Wednesday, 3 October 2018

Killer Arguments Against LVT, Not (446)

Several years later, I have realised that rebutting arguments against LVT is easiest if you work backwards from them to derive your opening argument *for* LVT, i.e. here.

Let's take the category A to C arguments against from here, i.e. the whole Poor Widow Bogey, land doesn't generate income stuff. Rebutting them is now easy.

A. Poor Widows in Mansions can roll up and defer anyway, that means their heirs will inherit less, but so what? Why should they expect other taxpayers to subsidise the value of their inheritance? That's *upwards* redistribution, the very worst kind. Better alternatives are downwards, universal or none at all.

B. The Diagonal Comparison answers itself. A semi-mythical Poor Widow in a Mansion will have a higher LVT bill than the entirely mythical millionaire in the flat next door, but so what? The government i.e. the taxpayer is spending a lot of money on maintaining the value of her mansion. A little old lady who smokes and drinks pays more fags and booze duty than a teetotal millionaire. And of course, the millionaire will be paying far more income tax than the Poor Widow (or her heirs) are expected to pay in LVT.
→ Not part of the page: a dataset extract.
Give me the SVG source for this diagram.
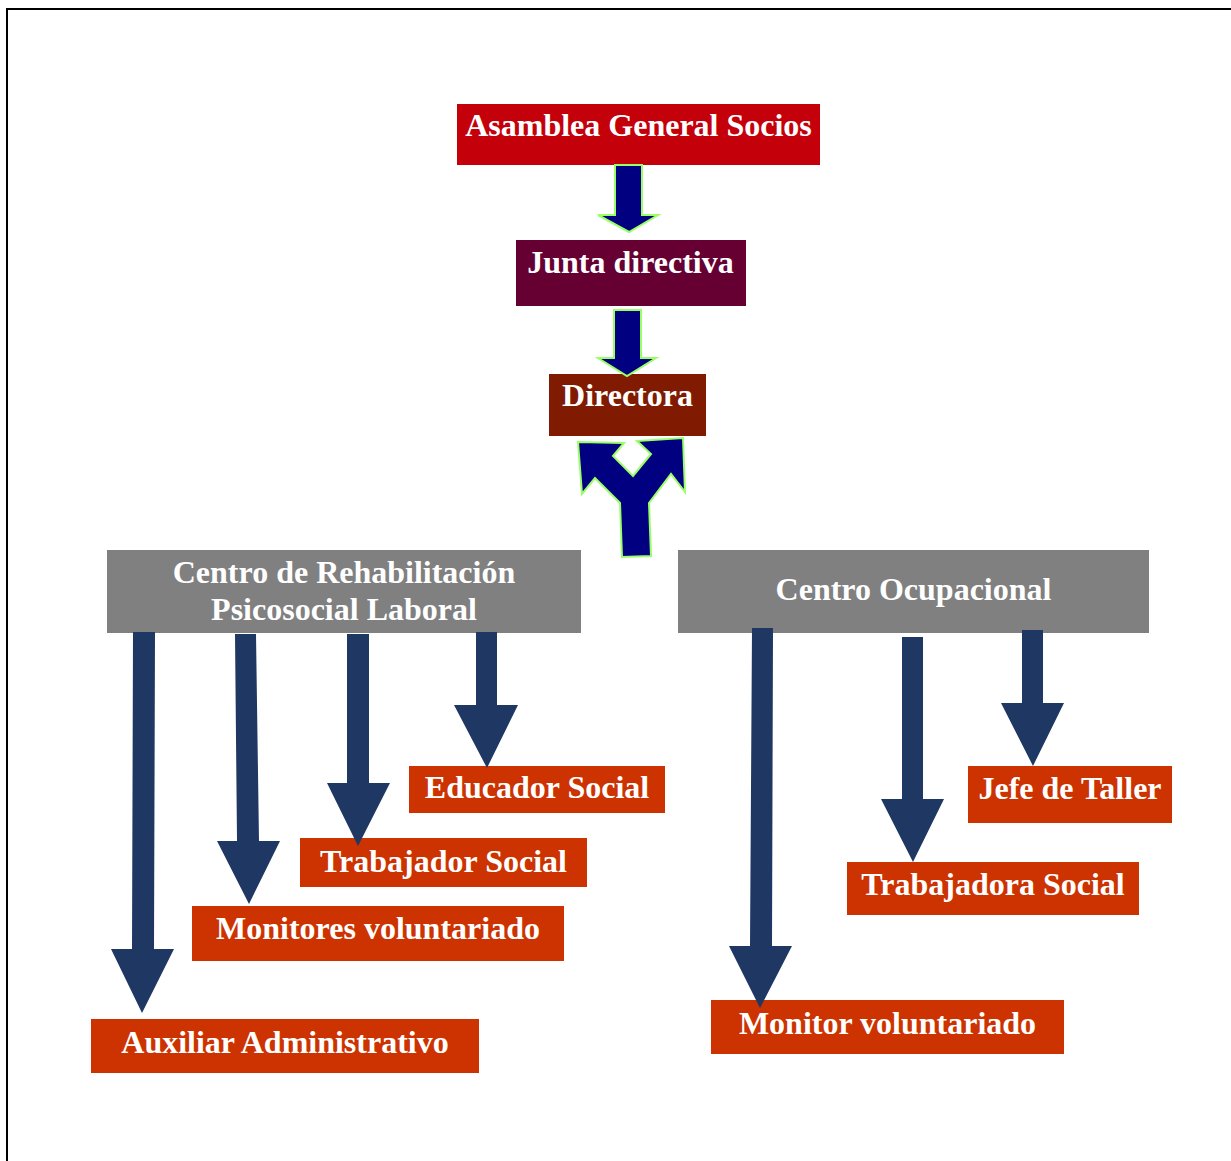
<svg xmlns="http://www.w3.org/2000/svg" width="1231" height="1161" viewBox="0 0 1231 1161">
<style>
text{font-family:"Liberation Serif","Times New Roman",serif;font-weight:bold;font-size:32px;fill:#ffffff;text-anchor:middle}
.top{stroke:#99FF66;stroke-width:2;fill:#000080;stroke-linejoin:miter}
.blk{fill:#1F3763}
.orange{fill:#CC3300}
.gray{fill:#808080}
</style>
<rect x="0" y="0" width="1231" height="1161" fill="#ffffff"/>
<path d="M7 1161 V9 H1231" fill="none" stroke="#000000" stroke-width="2"/>
<g id="asamblea">
<rect x="457" y="104" width="363" height="61" fill="#C4000B"/>
<text x="638.5" y="136">Asamblea General Socios</text>
</g>
<g id="junta">
<rect x="516" y="240" width="230" height="66" fill="#660033"/>
<text x="630.5" y="273">Junta directiva</text>
</g>
<g id="directora">
<rect x="549" y="374" width="157" height="62" fill="#801A00"/>
<text x="627.5" y="406">Directora</text>
</g>
<g id="crpl">
<rect class="gray" x="107" y="550" width="474" height="83"/>
<text x="344" y="583">Centro de Rehabilitación</text>
<text x="344" y="620">Psicosocial Laboral</text>
</g>
<g id="co">
<rect class="gray" x="678" y="550" width="471" height="83"/>
<text x="913.5" y="600">Centro Ocupacional</text>
</g>
<g id="educador">
<rect class="orange" x="409" y="766" width="256" height="47"/>
<text x="537" y="798">Educador Social</text>
</g>
<g id="trabajador">
<rect class="orange" x="300" y="838" width="287" height="49"/>
<text x="443.5" y="872">Trabajador Social</text>
</g>
<g id="monitores">
<rect class="orange" x="192" y="906" width="372" height="55"/>
<text x="378" y="939">Monitores voluntariado</text>
</g>
<g id="auxiliar">
<rect class="orange" x="91" y="1019" width="388" height="54"/>
<text x="285" y="1053">Auxiliar Administrativo</text>
</g>
<g id="jefe">
<rect class="orange" x="968" y="766" width="204" height="57"/>
<text x="1070" y="799">Jefe de Taller</text>
</g>
<g id="trabajadora">
<rect class="orange" x="847" y="862" width="292" height="53"/>
<text x="993" y="895">Trabajadora Social</text>
</g>
<g id="monitor">
<rect class="orange" x="711" y="1000" width="353" height="54"/>
<text x="887.5" y="1034">Monitor voluntariado</text>
</g>
<g id="connectors">
<polygon class="top" points="615,165 642,165 642,215 658,215 629,232 598,215 615,215"/>
<polygon class="top" points="614,310 641,310 641,358 656,358 627,376 598,358 614,358"/>
<polygon class="top" points="578,442 624,443 613,456 633,476 651,454 637,441 683,438 685,492 671,474 649,503 651,556 622,557 620,503 595,478 582,494"/>
<polygon class="blk" points="133,632 155,632 154,949 174,949 142,1013 111,949 132,949"/>
<polygon class="blk" points="235,634 256,634 259,841 280,841 249,904 217,841 237,841"/>
<polygon class="blk" points="347,634 369,634 369,783 390,783 358,846 327,783 347,783"/>
<polygon class="blk" points="476,632 497,632 497,705 518,705 487,768 454,705 476,705"/>
<polygon class="blk" points="752,628 773,628 772,946 792,946 760,1008 729,946 750,946"/>
<polygon class="blk" points="902,637 923,637 923,799 944,799 913,862 881,799 902,799"/>
<polygon class="blk" points="1022,630 1043,630 1043,703 1064,703 1033,766 1001,703 1022,703"/>
</g>
</svg>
C. Land doesn't generate income, (it clearly can, ask a landlord and what about the moaning heirs from above? Owner-occupiers are receiving non-cash benefits etc, but let's just accept the premise). So what? Maintaining the value of any plot of land costs the government i.e. taxpayers a lot of money. Why shouldn't landowners bear the cost directly by paying in proportion to the benefits i.e. the land value? By analogy, my cars don't generate income for me, but I don't expect the government to pay for petrol and repairs.


Lola said...

I am memorising that...

Physiocrat said...

Not to mention the millionaire who is making a fortune from a business run from his laptop in a back room in a council house on the outskirts of Middlesborough.